Before 0800 the next morning, there would be a decision tree allowing the medical program access to activities designed to bypass the ship’s organic control device in matters concerning crew health and safety.

When that collection of Decision Tracks had been instated, the holographic interface would be capable of banishing all fully functional organic life from its sickbay so that it could effect more efficient repairs on damaged members of the crew. It flagged an automatic reminder to order everyone now present to leave as soon as the system made it capable.

Sensors indicated acceptable reduction in oncological reproduction in the cellular structures of Patients #2 and #4.
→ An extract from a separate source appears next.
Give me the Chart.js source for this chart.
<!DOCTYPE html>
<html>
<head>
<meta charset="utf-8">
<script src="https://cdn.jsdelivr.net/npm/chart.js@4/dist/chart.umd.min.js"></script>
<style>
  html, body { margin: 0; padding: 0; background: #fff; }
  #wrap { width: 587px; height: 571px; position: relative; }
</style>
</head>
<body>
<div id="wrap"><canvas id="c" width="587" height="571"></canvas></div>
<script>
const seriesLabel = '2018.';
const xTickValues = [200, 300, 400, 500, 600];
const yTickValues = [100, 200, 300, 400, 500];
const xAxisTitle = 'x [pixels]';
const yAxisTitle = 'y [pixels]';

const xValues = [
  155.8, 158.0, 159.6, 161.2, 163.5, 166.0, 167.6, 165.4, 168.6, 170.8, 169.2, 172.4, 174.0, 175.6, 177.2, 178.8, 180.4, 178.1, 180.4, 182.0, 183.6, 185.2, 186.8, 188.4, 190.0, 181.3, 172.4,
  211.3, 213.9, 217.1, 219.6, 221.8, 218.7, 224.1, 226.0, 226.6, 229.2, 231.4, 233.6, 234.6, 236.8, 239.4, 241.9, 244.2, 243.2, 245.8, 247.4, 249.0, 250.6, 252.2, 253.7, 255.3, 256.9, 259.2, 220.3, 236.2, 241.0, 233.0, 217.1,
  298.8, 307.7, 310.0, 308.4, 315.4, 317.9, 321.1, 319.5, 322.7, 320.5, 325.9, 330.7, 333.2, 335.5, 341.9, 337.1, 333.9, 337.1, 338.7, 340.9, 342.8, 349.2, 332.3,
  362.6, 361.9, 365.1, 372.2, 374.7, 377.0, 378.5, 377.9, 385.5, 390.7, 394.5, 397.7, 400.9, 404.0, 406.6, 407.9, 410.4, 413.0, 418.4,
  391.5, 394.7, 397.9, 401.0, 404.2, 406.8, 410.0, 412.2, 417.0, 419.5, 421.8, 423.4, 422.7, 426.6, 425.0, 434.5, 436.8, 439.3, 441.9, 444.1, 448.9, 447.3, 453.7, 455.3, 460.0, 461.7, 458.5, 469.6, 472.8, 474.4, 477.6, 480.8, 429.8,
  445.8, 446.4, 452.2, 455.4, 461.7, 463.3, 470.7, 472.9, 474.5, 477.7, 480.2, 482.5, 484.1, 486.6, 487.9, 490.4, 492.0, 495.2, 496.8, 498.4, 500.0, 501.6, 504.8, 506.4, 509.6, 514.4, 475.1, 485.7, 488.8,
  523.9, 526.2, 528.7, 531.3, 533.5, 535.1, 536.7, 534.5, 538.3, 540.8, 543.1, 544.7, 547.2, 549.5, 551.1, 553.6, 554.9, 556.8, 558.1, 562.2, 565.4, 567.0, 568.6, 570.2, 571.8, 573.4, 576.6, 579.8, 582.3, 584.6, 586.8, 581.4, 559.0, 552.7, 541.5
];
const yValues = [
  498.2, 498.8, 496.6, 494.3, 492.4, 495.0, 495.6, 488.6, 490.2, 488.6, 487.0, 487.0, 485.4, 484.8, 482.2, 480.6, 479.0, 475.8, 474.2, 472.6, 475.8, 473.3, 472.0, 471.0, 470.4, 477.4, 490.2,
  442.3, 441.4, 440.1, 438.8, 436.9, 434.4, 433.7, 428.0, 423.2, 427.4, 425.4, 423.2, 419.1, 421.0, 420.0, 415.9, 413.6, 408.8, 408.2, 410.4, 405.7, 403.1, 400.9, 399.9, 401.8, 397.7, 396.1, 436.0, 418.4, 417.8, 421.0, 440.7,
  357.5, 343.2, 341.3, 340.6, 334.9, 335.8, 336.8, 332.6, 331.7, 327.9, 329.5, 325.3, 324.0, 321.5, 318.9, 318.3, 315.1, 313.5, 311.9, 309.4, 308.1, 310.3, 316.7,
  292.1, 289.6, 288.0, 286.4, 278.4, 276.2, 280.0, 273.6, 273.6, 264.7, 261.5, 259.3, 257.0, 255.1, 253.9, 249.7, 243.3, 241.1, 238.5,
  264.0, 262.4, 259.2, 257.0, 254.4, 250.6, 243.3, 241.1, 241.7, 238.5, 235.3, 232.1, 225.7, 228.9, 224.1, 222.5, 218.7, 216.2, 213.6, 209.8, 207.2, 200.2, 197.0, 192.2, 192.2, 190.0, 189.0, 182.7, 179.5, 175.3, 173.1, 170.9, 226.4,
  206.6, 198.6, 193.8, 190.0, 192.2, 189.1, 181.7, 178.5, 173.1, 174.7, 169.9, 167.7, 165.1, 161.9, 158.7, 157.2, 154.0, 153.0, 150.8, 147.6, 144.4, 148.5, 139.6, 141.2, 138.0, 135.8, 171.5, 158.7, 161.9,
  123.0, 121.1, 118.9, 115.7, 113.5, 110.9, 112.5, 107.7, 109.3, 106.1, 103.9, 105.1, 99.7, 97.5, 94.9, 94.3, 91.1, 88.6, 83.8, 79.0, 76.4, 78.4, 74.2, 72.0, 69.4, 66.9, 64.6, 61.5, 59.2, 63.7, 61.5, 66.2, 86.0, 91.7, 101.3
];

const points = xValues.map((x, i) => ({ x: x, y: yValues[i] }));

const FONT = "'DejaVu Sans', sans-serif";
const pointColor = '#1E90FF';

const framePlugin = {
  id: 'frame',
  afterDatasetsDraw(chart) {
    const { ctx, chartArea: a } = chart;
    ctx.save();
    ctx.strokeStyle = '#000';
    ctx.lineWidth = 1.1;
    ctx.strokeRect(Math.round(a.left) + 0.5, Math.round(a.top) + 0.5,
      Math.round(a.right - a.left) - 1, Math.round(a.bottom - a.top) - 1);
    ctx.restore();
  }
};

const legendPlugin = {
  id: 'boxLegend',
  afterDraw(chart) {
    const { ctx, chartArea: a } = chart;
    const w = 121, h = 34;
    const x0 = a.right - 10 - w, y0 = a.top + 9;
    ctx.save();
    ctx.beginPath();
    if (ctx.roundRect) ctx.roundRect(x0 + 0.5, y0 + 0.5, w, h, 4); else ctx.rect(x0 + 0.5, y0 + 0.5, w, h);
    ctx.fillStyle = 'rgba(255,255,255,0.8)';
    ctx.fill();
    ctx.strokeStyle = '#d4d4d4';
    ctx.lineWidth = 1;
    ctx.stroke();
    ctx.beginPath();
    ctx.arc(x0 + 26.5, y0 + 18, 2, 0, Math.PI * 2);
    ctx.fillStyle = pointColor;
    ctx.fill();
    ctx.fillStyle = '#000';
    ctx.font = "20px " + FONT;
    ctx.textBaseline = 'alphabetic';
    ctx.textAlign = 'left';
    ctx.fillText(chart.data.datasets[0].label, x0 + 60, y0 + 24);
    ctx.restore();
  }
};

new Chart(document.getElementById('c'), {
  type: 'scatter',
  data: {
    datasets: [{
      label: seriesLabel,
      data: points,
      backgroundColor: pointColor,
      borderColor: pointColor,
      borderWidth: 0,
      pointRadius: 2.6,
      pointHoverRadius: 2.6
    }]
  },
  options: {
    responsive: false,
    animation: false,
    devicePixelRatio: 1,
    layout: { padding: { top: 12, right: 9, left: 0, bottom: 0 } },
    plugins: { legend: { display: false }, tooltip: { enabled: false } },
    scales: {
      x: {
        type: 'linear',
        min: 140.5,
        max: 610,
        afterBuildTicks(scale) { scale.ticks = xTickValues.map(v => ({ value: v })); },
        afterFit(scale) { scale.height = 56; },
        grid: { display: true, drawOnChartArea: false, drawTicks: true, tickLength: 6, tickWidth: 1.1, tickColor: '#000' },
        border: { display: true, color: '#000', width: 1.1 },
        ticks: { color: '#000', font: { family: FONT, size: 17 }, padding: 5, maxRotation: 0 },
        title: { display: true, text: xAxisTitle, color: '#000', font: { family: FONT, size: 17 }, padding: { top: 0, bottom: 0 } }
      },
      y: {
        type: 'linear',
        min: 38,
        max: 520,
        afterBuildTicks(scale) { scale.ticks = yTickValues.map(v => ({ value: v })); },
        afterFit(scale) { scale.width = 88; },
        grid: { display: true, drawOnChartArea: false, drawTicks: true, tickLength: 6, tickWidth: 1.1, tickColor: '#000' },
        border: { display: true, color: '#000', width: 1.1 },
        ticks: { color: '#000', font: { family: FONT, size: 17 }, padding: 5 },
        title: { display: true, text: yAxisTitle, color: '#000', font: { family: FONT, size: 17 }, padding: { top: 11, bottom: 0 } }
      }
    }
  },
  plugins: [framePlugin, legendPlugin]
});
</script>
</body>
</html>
Patient #1—Visual Recognition Matrix 521, “Lieutenant Tuvok”—had successfully completed a vascular repair and dermal fusion regimen, and was removed from the treatment queue. On the examination table currently positioned in front of the holographic interface’s primary projection location, Patient #3 persisted in moving erratically as attempts were made to complete a primary long-bone regenesis. Decision Track 333 required restraining the patient until unconsciousness rendered the patient immobile; Decision Track 1700 performed an override, and instead the holographic interface produced an expression of acerbic displeasure designed to secure the patient’s cooperation in his own treatment. Patient #3 displayed no discernible reaction to this expression.